Belohnt werden die LIDLs und ALDIs, die die Milchbauern erpressen, um den Liter zu Preisen abzugeben, die aus der Nachkriegszeit zu stammen scheinen.

Wer zwingt den Verbraucher zu dieser Handlungsweise? N i e m a n d.

Billig produzieren müssen bedeutet auf Seiten der Industrie natürlich auch bei Löhnen und Gehältern einsparen müssen. Im Zweifelsfall wird die Produktion ins Ausland verlagert. Dann produzieren billige fleissige Chinesinnen die billigen T-Shirts oder das (für Apple) günstige IPhone für den preis- oder trendbewussten Deutschen.

Das Billig-T-Shirt muss dann gezwungenermaßen vom zuvor entlassenen Textilarbeiter gekauft werden, der sich kraft Entlassung keine Marken-Shirts mehr leisten kann oder es vorsichtshalber nicht mehr will. Und schon wieder gibt es einen, hundert, tausend, zehntausende von Konsumenten, die den Preisdruck erhöhen und damit …

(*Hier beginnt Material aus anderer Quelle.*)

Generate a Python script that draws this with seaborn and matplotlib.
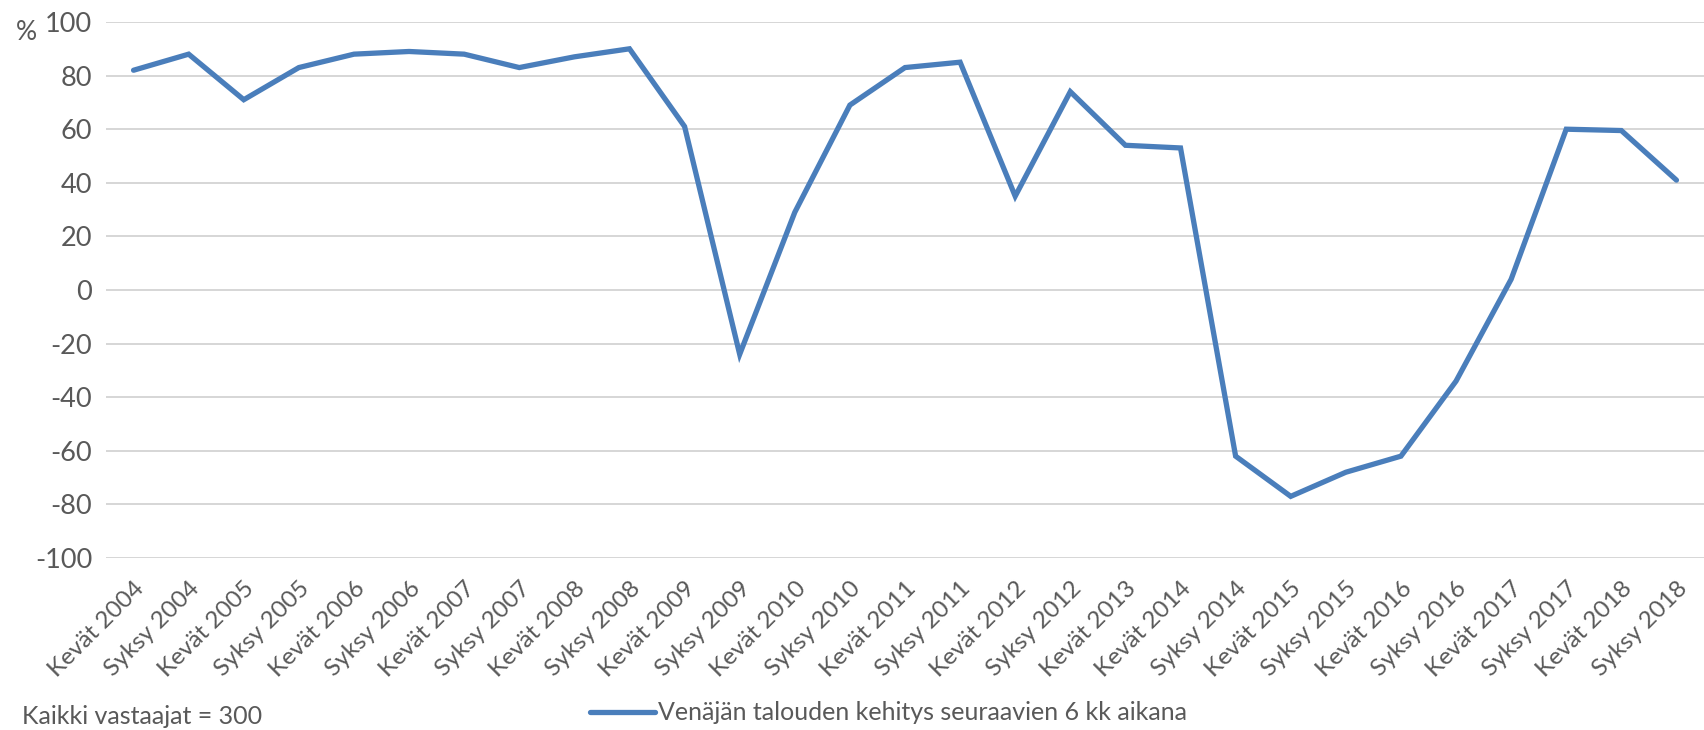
import numpy as np
import pandas as pd
import matplotlib
matplotlib.use("Agg")
import matplotlib.pyplot as plt
import seaborn as sns

# Survey periods and share (%) of respondents
periods = [
    "Kevät 2004", "Syksy 2004", "Kevät 2005", "Syksy 2005", "Kevät 2006",
    "Syksy 2006", "Kevät 2007", "Syksy 2007", "Kevät 2008", "Syksy 2008",
    "Kevät 2009", "Syksy 2009", "Kevät 2010", "Syksy 2010", "Kevät 2011",
    "Syksy 2011", "Kevät 2012", "Syksy 2012", "Kevät 2013", "Kevät 2014",
    "Syksy 2014", "Kevät 2015", "Syksy 2015", "Kevät 2016", "Syksy 2016",
    "Kevät 2017", "Syksy 2017", "Kevät 2018", "Syksy 2018",
]
values = [
    82, 88, 71, 83, 88,
    89, 88, 83, 87, 90,
    61, -24, 29, 69, 83,
    85, 35, 74, 54, 53,
    -62, -77, -68, -62, -34,
    4, 60, 59.5, 41,
]
series_name = "Venäjän talouden kehitys seuraavien 6 kk aikana"
yticks = list(range(-100, 101, 20))

sns.set_theme(style="white")
plt.rcParams["font.family"] = ["Lato", "DejaVu Sans"]
plt.rcParams["axes.unicode_minus"] = False
text_color = "#595959"
line_color = "#4A7EBB"

df = pd.DataFrame({"period": periods, "value": values})

fig = plt.figure(figsize=(17.04, 7.30), dpi=100)
ax = fig.add_axes([106 / 1704, 1 - 558 / 730, 1 - 106 / 1704, (558 - 22) / 730])

sns.lineplot(data=df, x="period", y="value", sort=False, ax=ax,
             color=line_color, linewidth=3.8, label=series_name,
             solid_capstyle="round", solid_joinstyle="miter")

ax.set_ylim(-100, 100)
ax.set_xlim(-0.5, len(periods) - 0.5)
ax.set_yticks(yticks)
ax.yaxis.grid(True, color="#D0D0D0", linewidth=1.2)
ax.xaxis.grid(False)
ax.set_axisbelow(True)
for s in ax.spines.values():
    s.set_visible(False)
ax.set_xlabel("")
ax.set_ylabel("")
ax.tick_params(axis="y", length=0, pad=10, labelsize=19.5, labelcolor=text_color)
ax.tick_params(axis="x", length=0, pad=14, labelsize=17.5, labelcolor=text_color)
ax.set_xticks(range(len(periods)))
ax.set_xticklabels(periods, rotation=45, ha="right", rotation_mode="anchor")
for lbl in ax.get_yticklabels():
    lbl.set_clip_on(False)

fig.text(16 / 1704, 1 - 33 / 730, "%", fontsize=19, color=text_color,
         ha="left", va="center")
fig.text(22 / 1704, 1 - 716 / 730, "Kaikki vastaajat = 300", fontsize=18,
         color=text_color, ha="left", va="center")

ax.get_legend().remove()
fig.legend(*ax.get_legend_handles_labels(), loc="center left",
           bbox_to_anchor=(590 / 1704, 1 - 713 / 730), frameon=False,
           fontsize=18, labelcolor=text_color, handlelength=2.6,
           handletextpad=0.1, borderaxespad=0, borderpad=0)

fig.savefig("out.png", dpi=100)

Denkt der Verbraucher mit normalem Job, mit normalem Einkommen daran, wenn er immer wieder aufs Neue billig einkaufen will? Nein.

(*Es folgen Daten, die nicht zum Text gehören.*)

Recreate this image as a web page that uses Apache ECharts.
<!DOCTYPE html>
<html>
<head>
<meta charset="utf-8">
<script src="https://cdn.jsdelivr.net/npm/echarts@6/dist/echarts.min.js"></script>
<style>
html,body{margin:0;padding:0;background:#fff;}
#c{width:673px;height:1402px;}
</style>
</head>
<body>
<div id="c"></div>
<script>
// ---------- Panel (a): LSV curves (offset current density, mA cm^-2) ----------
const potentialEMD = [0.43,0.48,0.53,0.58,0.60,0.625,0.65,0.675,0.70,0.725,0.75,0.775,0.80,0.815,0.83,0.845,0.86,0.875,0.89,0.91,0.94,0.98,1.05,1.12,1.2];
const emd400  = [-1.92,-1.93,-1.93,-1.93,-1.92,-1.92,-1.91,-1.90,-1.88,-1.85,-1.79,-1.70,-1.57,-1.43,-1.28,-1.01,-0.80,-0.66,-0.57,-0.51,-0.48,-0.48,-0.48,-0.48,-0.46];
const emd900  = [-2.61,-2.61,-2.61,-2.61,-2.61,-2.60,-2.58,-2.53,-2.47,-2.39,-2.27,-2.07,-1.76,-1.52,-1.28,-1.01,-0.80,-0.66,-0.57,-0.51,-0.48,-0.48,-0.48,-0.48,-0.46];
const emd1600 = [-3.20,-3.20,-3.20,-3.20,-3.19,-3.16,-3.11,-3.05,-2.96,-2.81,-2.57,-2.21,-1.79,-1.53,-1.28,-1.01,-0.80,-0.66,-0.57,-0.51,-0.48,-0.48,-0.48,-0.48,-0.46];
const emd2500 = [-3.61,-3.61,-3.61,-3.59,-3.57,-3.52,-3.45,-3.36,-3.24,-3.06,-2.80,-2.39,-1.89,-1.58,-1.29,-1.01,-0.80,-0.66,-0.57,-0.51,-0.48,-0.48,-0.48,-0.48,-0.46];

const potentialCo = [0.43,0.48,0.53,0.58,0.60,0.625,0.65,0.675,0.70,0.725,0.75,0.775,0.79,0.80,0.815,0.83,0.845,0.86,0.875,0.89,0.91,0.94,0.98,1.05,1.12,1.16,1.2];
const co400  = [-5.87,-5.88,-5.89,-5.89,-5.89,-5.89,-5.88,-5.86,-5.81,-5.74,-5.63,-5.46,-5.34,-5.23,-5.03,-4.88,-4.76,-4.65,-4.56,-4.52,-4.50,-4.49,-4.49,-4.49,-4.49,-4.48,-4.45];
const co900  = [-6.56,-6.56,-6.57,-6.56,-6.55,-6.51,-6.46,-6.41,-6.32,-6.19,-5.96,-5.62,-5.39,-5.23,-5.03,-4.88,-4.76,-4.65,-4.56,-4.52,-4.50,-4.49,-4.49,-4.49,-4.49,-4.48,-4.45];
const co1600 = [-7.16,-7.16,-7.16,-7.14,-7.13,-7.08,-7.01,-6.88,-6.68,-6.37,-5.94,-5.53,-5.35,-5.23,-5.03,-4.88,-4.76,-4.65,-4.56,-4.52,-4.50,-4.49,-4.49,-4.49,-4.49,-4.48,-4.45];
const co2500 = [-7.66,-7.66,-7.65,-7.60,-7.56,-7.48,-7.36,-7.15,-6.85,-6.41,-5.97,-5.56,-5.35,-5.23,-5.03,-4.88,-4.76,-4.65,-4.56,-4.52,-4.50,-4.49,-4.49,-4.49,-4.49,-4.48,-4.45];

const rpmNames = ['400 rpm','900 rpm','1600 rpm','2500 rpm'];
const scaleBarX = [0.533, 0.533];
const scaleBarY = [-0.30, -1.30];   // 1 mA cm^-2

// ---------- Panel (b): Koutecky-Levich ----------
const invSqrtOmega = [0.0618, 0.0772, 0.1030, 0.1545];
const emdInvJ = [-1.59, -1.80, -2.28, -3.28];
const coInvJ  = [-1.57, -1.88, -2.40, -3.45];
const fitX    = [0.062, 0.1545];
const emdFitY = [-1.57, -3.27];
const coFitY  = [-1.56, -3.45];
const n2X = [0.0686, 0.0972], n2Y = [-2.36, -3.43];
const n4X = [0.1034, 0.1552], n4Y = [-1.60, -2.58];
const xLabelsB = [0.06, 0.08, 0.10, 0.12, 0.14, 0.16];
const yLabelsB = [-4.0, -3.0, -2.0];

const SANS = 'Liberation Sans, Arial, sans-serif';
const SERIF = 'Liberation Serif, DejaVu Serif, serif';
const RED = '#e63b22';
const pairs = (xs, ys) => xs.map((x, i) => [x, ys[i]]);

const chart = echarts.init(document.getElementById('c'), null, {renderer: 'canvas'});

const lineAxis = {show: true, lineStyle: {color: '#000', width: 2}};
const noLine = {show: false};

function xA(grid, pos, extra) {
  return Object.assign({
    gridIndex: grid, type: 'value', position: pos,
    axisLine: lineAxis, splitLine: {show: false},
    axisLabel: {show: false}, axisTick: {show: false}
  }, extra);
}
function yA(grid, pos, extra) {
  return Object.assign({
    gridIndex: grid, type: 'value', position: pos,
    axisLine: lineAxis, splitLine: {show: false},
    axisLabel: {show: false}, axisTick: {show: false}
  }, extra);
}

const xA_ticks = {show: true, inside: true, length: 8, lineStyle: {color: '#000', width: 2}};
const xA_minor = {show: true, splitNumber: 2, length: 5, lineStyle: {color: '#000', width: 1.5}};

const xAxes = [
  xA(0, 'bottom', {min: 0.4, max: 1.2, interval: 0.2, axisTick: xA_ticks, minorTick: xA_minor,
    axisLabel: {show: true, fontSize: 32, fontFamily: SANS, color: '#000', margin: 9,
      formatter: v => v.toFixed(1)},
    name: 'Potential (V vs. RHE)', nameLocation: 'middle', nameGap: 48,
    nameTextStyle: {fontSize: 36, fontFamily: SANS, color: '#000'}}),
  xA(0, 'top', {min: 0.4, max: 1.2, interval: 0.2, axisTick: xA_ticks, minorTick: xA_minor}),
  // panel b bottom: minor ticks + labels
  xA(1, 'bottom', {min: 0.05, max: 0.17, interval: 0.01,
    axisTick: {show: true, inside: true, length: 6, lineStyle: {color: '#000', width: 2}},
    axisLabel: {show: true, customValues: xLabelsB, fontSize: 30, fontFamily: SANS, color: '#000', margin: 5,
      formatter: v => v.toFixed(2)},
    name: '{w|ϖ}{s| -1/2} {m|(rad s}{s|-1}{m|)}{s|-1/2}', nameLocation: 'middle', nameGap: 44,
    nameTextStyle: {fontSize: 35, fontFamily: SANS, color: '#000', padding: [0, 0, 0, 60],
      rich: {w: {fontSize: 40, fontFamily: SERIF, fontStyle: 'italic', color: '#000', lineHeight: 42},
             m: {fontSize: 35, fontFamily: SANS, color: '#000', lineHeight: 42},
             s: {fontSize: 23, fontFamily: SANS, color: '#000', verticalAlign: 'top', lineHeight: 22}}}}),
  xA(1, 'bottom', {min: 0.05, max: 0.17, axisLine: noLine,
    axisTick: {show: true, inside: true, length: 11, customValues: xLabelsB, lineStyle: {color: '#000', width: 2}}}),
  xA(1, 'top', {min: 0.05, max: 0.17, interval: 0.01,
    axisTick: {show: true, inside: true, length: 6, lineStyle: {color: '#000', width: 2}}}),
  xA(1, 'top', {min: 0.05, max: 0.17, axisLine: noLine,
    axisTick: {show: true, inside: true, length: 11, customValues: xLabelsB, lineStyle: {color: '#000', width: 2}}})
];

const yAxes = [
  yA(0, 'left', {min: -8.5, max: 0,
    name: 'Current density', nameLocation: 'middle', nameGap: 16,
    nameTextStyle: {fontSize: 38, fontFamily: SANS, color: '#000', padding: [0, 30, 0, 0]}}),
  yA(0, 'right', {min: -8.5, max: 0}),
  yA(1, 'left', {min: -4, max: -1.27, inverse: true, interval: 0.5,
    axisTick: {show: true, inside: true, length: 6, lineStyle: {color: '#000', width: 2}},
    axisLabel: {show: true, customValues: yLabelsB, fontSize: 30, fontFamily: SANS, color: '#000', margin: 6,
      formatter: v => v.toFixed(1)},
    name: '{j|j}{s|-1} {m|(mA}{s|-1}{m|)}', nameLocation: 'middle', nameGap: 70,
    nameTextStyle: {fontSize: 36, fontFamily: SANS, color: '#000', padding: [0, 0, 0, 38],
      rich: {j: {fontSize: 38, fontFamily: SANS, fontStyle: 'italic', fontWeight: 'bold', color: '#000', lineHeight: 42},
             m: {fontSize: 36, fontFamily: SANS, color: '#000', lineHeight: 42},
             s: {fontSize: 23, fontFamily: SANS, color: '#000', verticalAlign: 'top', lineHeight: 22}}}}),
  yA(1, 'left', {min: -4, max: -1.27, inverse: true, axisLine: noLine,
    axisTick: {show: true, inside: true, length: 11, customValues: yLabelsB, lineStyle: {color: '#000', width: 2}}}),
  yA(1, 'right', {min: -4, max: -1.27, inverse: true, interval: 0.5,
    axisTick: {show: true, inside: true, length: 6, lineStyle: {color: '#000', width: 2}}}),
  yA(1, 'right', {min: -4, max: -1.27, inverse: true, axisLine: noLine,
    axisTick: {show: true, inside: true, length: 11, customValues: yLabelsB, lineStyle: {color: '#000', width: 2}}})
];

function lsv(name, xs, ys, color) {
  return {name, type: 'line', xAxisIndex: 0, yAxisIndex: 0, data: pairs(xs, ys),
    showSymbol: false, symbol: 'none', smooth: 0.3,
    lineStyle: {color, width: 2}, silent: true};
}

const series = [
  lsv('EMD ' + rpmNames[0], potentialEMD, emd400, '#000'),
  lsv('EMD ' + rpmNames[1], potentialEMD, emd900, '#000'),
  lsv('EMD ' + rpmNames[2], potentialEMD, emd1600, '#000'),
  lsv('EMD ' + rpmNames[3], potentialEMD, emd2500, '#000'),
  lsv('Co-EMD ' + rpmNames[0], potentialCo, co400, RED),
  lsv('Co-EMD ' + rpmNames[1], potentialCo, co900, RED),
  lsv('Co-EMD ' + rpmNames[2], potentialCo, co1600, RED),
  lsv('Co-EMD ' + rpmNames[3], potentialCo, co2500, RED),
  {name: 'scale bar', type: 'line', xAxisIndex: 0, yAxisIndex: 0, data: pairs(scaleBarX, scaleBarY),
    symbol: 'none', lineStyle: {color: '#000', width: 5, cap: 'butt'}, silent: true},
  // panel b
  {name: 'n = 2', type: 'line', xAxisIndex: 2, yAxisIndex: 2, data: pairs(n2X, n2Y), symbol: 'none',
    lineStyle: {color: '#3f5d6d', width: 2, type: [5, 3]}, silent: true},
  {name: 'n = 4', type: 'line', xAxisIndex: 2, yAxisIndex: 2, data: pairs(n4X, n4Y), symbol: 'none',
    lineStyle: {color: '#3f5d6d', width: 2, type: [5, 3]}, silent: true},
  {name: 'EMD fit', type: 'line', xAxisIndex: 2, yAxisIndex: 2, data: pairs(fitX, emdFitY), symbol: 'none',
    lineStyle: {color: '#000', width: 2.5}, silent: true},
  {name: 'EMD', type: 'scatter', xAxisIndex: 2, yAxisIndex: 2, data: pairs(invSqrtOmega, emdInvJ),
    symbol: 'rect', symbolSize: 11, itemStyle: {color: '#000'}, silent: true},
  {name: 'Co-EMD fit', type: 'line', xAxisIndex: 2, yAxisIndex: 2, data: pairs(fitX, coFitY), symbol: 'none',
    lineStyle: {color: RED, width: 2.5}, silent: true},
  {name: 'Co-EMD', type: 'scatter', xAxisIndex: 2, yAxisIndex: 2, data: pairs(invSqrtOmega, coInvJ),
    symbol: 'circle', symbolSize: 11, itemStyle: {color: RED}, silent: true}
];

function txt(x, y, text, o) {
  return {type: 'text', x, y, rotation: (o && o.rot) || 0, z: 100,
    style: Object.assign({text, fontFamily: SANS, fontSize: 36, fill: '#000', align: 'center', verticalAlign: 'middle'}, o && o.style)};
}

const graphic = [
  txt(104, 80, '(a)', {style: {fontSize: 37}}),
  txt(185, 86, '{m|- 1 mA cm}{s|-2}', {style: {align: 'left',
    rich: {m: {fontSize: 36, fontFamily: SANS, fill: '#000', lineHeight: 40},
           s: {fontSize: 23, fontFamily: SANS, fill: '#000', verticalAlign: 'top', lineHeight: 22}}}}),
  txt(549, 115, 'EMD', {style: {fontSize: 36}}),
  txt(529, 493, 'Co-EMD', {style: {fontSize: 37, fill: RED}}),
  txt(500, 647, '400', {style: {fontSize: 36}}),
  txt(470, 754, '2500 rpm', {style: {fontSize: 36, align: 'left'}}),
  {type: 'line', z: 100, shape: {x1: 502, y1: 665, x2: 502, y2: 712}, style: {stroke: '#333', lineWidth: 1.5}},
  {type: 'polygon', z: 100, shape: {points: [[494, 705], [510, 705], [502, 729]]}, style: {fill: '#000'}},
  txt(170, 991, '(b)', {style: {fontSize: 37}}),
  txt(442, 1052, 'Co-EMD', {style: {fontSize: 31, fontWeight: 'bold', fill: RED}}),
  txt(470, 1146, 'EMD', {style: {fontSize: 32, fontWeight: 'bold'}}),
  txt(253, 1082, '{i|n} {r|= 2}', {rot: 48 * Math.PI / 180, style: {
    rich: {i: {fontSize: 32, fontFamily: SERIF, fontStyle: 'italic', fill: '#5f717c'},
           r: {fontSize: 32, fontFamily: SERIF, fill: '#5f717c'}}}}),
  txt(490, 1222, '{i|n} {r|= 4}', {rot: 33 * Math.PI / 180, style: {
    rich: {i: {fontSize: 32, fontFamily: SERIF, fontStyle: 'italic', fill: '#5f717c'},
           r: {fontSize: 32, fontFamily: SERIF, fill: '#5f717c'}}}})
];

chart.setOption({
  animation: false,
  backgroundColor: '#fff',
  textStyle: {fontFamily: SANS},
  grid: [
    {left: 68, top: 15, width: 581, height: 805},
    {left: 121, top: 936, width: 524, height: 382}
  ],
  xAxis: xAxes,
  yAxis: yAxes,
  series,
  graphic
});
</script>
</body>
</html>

Gefährlich: Das Billige kommt allzu oft auch adrett daher. Man macht doch bestimmt nichts falsch, wenn man wie Millionen andere seine Regalwand bei IKEA kauft (von anderen Möbelverramschern gar nicht zu sprechen). Dass IKEA seine Hersteller in Rumänien und andernorts preislich so heftig presst wie es nur irgend geht, ist dem vermeintlich trendigen, meist jung-dynamischen Möbelkäufer egal. Kann ich bei IKEA sparen, kann ich mir gleich das nächste Schnäppchen leisten! Zugegeben: Dieser Gedanke wird meist nicht gedacht. Diese Dinge “passieren” einfach.

Der Verbraucher sägt sich in größter Fressgier den Ast ab, auf dem er sitzt. Und wie um ihn dabei gleichzeitig zu fördern und zu verhöhnen, verkaufte IKEA zum Nikolaustag das Pfund Butter zu 50 Cent. Großartig, diese Spektakel!

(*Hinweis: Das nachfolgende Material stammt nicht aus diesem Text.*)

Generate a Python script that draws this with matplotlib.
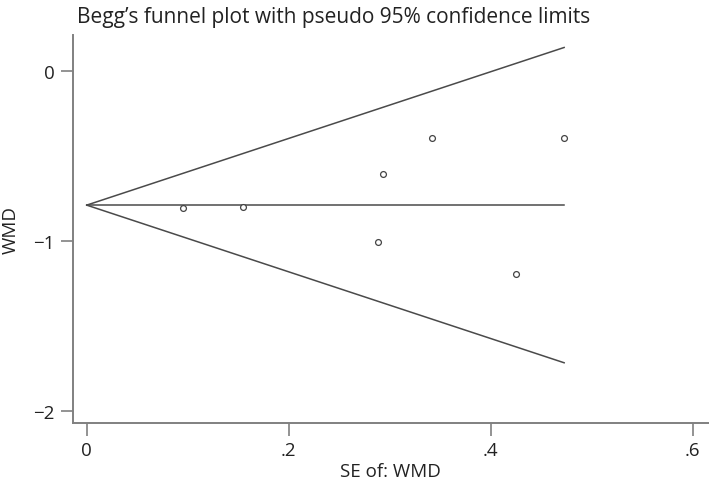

Der Verbraucher als Gottesanbeter

Was kümmerts diese verfressene Heuschrecke namens Verbraucher? Die reibt sich die Hände und freut sich.

Kennen Sie das Bild der Gottesanbeterin, die in aller Seelenruhe eine Beute frisst, während sie vom Ende ihres Leibes her schon selbst von einem anderen Jäger aufgefressen wird?

Das ist der Verbraucher, der vom Verbraucher aufgefressen wird und es nicht bemerkt, sondern in aller Ruhe weiter frisst.

Was soll er sich heute sorgen, wenn er seine vielen Sachen letztlich von dem bezahlt bekommt, der in der Verbraucher-Hackordnung unter ihm steht: Dem Milchbauern, der offenbar unter Repressalien stehenden LIDL-Verkäuferin, der chinesischen Textilarbeiterin, dem Fliessband-Schreiner in Rumänien etc.pp.

Ist diese Anklage eine Verteidigung der Industrie? Nein.

Es ist eine dringend nötige Korrektur zum allzu verzerrten und einseitigen Bild, das den Verbraucher stets als Opfer und Unschuldslamm zeigt.

Dieses Zerrbild rührt daher, dass man einen Telekom-Ricke oder POST-Zumwinkel schön als Einzelne herauspicken und anklagen kann. Demgegenüber hat der Verbraucher den Vorzug, im anonymen Heer der Millionen abtauchen zu können. Und das ist das Wesen der Heuschrecke: Allein ist sie nichts, en masse wirkt sie verheerend.

Das sogenannte einfache Volk fühlt sich sehr verhoben in letzter Zeit: Von denen da oben. Doch längst vor Beginn der öffentlich wahrnehmbaren Krise konnte man sich schon verhoben fühlen vom Verbraucher-Volk.

Denn unabhängig von all den Subprime– und Automobilkrisen: Die Mentalität der Verbraucher hat nicht nur zu dieser Krise beigetragen (unwahrscheinlich billige Kredite für Häuser, die man sich eigentlich nicht leisten kann), sondern war schon für sich genommen Ausgangspunkt einer enormen Krise, die sich früher oder später entladen musste.

Niemand wurde, niemand wird gezwungen, sich als Verbraucher so aufzuführen, wie es seit allzu langer Zeit geschieht.